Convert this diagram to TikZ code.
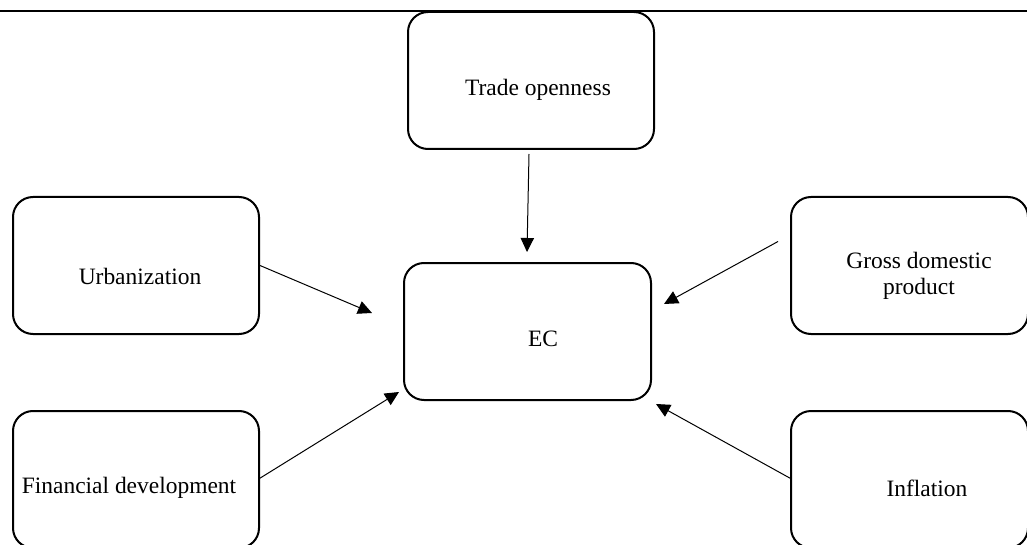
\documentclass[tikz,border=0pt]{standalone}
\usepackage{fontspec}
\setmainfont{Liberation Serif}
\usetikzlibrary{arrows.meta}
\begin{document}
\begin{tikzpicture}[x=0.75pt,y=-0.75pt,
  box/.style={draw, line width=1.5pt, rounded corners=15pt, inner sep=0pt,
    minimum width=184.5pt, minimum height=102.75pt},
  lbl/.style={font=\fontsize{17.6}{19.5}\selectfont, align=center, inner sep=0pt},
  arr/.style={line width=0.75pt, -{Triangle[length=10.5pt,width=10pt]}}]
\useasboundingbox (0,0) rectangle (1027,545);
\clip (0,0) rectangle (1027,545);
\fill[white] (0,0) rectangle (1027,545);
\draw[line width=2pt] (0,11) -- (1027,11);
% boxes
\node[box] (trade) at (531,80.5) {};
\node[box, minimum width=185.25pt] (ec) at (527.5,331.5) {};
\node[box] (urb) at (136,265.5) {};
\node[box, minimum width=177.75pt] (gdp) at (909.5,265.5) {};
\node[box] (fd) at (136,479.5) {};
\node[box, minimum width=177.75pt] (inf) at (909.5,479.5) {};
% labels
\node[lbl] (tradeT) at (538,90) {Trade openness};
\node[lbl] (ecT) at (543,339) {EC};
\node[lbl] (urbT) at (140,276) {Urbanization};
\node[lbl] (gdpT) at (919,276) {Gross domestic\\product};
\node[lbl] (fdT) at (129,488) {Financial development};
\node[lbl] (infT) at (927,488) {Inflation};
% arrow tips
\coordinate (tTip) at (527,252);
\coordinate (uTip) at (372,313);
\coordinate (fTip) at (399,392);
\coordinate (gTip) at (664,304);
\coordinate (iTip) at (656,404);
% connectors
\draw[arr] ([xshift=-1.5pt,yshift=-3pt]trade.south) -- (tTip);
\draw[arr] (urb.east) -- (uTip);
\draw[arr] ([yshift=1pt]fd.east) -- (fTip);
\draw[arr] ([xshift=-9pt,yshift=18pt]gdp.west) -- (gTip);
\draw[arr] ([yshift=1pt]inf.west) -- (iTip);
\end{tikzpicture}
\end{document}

(Exercise) Copy out all of the data word for word. Do not carry over any picture.

(Completed exercise)
Convert this diagram to TikZ code.
\documentclass[tikz,border=0pt]{standalone}
\usepackage{fontspec}
\setmainfont{Liberation Serif}
\usetikzlibrary{arrows.meta}
\begin{document}
\begin{tikzpicture}[x=0.75pt,y=-0.75pt,
  box/.style={draw, line width=1.5pt, rounded corners=15pt, inner sep=0pt,
    minimum width=184.5pt, minimum height=102.75pt},
  lbl/.style={font=\fontsize{17.6}{19.5}\selectfont, align=center, inner sep=0pt},
  arr/.style={line width=0.75pt, -{Triangle[length=10.5pt,width=10pt]}}]
\useasboundingbox (0,0) rectangle (1027,545);
\clip (0,0) rectangle (1027,545);
\fill[white] (0,0) rectangle (1027,545);
\draw[line width=2pt] (0,11) -- (1027,11);
% boxes
\node[box] (trade) at (531,80.5) {};
\node[box, minimum width=185.25pt] (ec) at (527.5,331.5) {};
\node[box] (urb) at (136,265.5) {};
\node[box, minimum width=177.75pt] (gdp) at (909.5,265.5) {};
\node[box] (fd) at (136,479.5) {};
\node[box, minimum width=177.75pt] (inf) at (909.5,479.5) {};
% labels
\node[lbl] (tradeT) at (538,90) {Trade openness};
\node[lbl] (ecT) at (543,339) {EC};
\node[lbl] (urbT) at (140,276) {Urbanization};
\node[lbl] (gdpT) at (919,276) {Gross domestic\\product};
\node[lbl] (fdT) at (129,488) {Financial development};
\node[lbl] (infT) at (927,488) {Inflation};
% arrow tips
\coordinate (tTip) at (527,252);
\coordinate (uTip) at (372,313);
\coordinate (fTip) at (399,392);
\coordinate (gTip) at (664,304);
\coordinate (iTip) at (656,404);
% connectors
\draw[arr] ([xshift=-1.5pt,yshift=-3pt]trade.south) -- (tTip);
\draw[arr] (urb.east) -- (uTip);
\draw[arr] ([yshift=1pt]fd.east) -- (fTip);
\draw[arr] ([xshift=-9pt,yshift=18pt]gdp.west) -- (gTip);
\draw[arr] ([yshift=1pt]inf.west) -- (iTip);
\end{tikzpicture}
\end{document}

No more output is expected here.